» **Material to process**:
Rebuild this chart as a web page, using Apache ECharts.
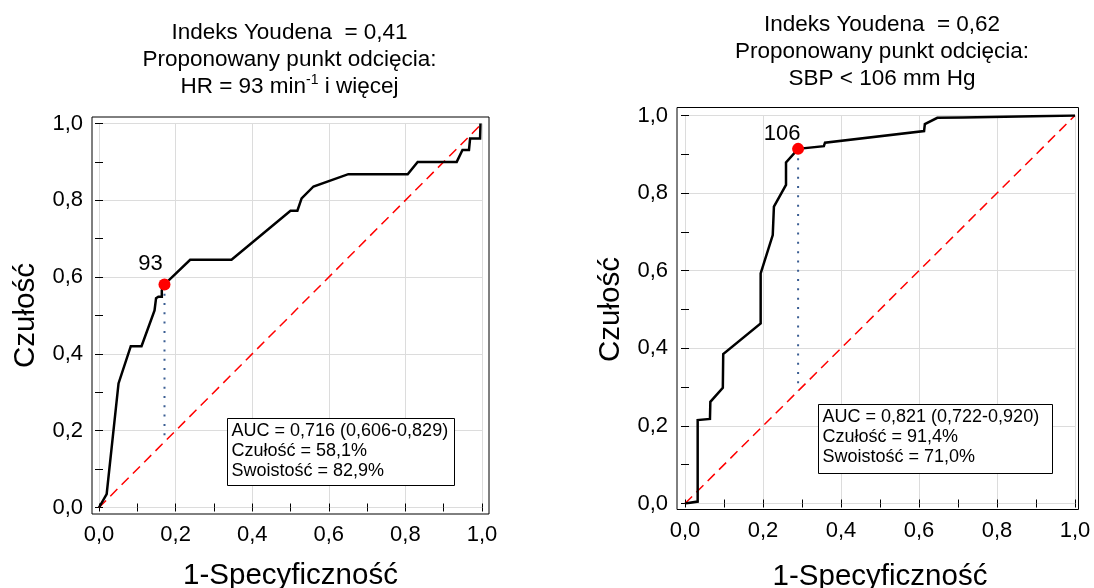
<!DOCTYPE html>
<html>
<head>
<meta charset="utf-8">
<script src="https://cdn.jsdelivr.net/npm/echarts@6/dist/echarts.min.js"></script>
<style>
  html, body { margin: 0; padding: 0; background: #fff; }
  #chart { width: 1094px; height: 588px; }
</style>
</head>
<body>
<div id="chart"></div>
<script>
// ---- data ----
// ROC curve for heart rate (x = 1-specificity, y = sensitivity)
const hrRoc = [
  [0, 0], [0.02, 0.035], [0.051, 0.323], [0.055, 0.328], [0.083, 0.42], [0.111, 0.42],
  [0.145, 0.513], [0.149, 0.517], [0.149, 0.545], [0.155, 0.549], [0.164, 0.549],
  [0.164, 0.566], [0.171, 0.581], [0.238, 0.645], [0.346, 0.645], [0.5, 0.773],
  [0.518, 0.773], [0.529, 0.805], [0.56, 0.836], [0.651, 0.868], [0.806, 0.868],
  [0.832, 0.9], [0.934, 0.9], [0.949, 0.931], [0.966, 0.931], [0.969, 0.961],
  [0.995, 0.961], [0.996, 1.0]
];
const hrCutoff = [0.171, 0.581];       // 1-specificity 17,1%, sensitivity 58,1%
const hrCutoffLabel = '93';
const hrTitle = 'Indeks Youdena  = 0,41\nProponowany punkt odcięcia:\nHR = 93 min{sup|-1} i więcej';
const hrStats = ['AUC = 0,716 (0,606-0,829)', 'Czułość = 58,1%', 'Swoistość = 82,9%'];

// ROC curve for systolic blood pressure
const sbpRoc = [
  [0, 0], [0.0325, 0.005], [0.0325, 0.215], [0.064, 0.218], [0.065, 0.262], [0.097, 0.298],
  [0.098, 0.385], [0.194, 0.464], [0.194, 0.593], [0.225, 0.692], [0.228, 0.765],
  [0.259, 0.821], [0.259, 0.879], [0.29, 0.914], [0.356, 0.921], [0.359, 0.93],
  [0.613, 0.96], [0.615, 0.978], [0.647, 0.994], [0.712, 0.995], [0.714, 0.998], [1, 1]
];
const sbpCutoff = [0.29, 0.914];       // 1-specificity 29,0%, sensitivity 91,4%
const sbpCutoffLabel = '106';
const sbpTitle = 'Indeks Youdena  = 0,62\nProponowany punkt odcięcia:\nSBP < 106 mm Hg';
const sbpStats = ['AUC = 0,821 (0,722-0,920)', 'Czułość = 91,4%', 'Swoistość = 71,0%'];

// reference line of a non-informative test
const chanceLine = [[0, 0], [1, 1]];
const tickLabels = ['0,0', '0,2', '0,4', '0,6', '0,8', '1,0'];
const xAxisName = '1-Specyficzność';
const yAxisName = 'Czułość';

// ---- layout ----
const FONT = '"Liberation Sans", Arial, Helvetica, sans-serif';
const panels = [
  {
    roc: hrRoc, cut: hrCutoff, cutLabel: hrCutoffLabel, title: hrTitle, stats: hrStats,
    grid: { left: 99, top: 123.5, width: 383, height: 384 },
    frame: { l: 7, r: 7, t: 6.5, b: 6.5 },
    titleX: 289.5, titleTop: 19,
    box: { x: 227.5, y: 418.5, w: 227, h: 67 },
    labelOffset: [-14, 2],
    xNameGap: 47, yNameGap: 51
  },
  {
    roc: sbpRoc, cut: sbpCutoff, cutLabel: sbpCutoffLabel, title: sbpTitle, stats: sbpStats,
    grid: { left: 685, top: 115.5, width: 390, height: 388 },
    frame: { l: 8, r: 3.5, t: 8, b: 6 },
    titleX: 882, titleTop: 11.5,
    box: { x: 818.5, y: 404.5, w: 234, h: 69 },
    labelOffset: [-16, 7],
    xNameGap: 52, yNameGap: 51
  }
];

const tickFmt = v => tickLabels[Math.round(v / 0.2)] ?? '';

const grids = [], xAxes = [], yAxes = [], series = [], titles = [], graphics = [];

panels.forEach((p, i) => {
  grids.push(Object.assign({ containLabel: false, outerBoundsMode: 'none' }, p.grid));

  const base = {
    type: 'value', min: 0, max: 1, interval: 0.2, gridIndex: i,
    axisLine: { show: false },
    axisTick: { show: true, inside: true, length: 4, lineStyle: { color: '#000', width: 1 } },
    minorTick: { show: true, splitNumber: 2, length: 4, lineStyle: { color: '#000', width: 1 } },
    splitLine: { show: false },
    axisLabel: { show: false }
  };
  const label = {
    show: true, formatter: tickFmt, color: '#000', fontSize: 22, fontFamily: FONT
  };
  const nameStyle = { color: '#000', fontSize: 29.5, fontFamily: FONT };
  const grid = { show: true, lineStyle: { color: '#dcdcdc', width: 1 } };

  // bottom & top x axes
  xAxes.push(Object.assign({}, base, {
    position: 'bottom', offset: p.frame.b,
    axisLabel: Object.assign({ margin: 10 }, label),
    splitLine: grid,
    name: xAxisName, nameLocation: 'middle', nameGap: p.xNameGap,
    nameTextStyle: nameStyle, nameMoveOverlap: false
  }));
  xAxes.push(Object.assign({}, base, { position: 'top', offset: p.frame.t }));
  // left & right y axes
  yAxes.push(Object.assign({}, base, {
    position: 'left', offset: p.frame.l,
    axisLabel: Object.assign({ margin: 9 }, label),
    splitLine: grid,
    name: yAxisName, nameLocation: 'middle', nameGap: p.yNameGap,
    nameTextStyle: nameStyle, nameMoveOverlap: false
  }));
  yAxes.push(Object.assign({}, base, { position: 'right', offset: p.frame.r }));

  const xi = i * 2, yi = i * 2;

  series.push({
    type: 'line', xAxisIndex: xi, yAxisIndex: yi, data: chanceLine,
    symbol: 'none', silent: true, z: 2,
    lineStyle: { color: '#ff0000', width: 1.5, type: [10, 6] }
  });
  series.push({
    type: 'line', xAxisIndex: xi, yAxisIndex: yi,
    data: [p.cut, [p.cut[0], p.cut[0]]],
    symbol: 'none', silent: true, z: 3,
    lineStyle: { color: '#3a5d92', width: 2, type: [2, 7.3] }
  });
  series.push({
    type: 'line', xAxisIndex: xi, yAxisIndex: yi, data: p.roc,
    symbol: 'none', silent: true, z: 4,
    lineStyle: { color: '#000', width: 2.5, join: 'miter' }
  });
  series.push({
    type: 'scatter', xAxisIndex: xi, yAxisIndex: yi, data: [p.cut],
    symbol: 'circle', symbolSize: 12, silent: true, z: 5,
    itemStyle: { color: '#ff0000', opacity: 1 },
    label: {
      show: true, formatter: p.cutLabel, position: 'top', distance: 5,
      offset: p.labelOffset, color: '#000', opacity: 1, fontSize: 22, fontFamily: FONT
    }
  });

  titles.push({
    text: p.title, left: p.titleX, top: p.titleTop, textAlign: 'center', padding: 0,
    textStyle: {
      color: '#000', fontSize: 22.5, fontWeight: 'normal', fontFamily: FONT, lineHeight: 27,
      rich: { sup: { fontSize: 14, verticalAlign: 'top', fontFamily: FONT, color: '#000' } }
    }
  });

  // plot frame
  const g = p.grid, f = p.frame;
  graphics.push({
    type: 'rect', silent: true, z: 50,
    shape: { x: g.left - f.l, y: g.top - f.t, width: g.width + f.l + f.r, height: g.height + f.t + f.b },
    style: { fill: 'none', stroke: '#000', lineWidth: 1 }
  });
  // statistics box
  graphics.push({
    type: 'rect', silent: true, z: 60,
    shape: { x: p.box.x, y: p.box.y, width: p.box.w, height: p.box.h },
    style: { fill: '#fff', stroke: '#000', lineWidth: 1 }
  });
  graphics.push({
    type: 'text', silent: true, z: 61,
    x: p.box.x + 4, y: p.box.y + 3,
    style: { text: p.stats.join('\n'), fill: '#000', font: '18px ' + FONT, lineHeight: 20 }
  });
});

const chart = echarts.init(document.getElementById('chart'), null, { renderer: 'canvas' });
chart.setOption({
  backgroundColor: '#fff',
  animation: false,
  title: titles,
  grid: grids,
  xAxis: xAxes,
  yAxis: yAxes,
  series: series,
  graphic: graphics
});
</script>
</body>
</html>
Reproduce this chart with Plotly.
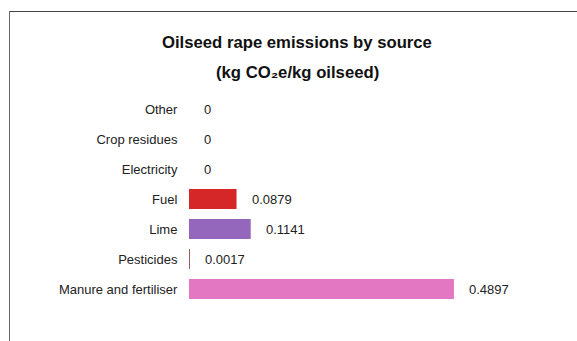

» **Challenge**:
Write out exactly the lines between the start of the data and the line with "const hrStats = ['AUC", including both, but none of the pictures.

» **Written response**:
Rebuild this chart as a web page, using Apache ECharts.
<!DOCTYPE html>
<html>
<head>
<meta charset="utf-8">
<script src="https://cdn.jsdelivr.net/npm/echarts@6/dist/echarts.min.js"></script>
<style>
  html, body { margin: 0; padding: 0; background: #fff; }
  #chart { width: 1094px; height: 588px; }
</style>
</head>
<body>
<div id="chart"></div>
<script>
// ---- data ----
// ROC curve for heart rate (x = 1-specificity, y = sensitivity)
const hrRoc = [
  [0, 0], [0.02, 0.035], [0.051, 0.323], [0.055, 0.328], [0.083, 0.42], [0.111, 0.42],
  [0.145, 0.513], [0.149, 0.517], [0.149, 0.545], [0.155, 0.549], [0.164, 0.549],
  [0.164, 0.566], [0.171, 0.581], [0.238, 0.645], [0.346, 0.645], [0.5, 0.773],
  [0.518, 0.773], [0.529, 0.805], [0.56, 0.836], [0.651, 0.868], [0.806, 0.868],
  [0.832, 0.9], [0.934, 0.9], [0.949, 0.931], [0.966, 0.931], [0.969, 0.961],
  [0.995, 0.961], [0.996, 1.0]
];
const hrCutoff = [0.171, 0.581];       // 1-specificity 17,1%, sensitivity 58,1%
const hrCutoffLabel = '93';
const hrTitle = 'Indeks Youdena  = 0,41\nProponowany punkt odcięcia:\nHR = 93 min{sup|-1} i więcej';
const hrStats = ['AUC = 0,716 (0,606-0,829)', 'Czułość = 58,1%', 'Swoistość = 82,9%'];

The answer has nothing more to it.